Неисчислим вред, который нес Франции этот предатель и растлитель. В мае 1941 года его пытался застрелить молодой патриот Поль Колетт, но Лаваль выжил. Его автомобиль не раз опрокидывался, но диверсии не удавались, и бандит оставался цел.
Когда немцев выгнали из Франции, они заботливо увезли с собой Лаваля. немецкие газеты писали о нём, что это «герой». И они имели все основания.
И вот Лаваль дожидается в тюрьме Френе. Он не унывает. Еще в Испании он начал готовить защитительную речь и даже напечатал в газетах отрывки. Вот один из них:
«Правительство, главою которого я был, хорошо служило Франции и принесло ей большую пользу. Правда, французы меня презирают, и это большое огорченье моей жизни. Для некоторых мое имя стало синонимом предателя. Должен ли я, тем не менее поведать о тех оскорблениях, которые я получил от немцев, и о том курсе, который я вынужден был вести, дабы избежать худшего?

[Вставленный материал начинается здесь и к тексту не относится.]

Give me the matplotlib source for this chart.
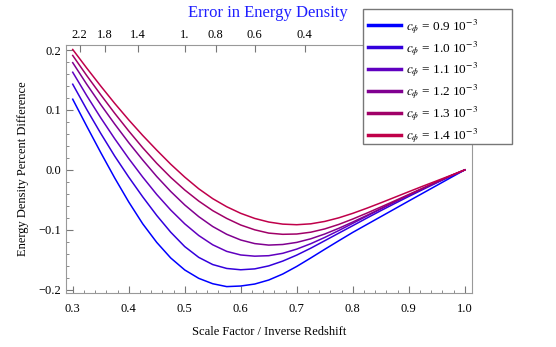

Милосердие остается долгом человека. Именно потому, что верю в милосердие, я могу писать в ожидании того завтра, которое выдаст меня правосудию моей страны: простите, я ошибался.
Не знаешь, чего больше в словах цинизма, наглости, издевательства!? Во всяком случае очевидно, что ведение «двойной игры» будет лежать в основе доводов предателя и тех, кто будет защищать его на суде.
Но Лаваль рассчитывает, очевидно, не на эти «аргументы», а на то, что сегодня реакция ещё не раздавлена во Франции. Люди свалившие страну в пропасть разгрома, не только свободно ходят по Парижу, но и пытаются кое-где поднять головы. На «круговую поруку» надеется Лаваль.
Хочется думать, что он ошибается, и поединке между возрождающейся Францией и теми, кто тянет ее к черному прошлому (а таким поединком неизбежно будет процесс), победит Франция.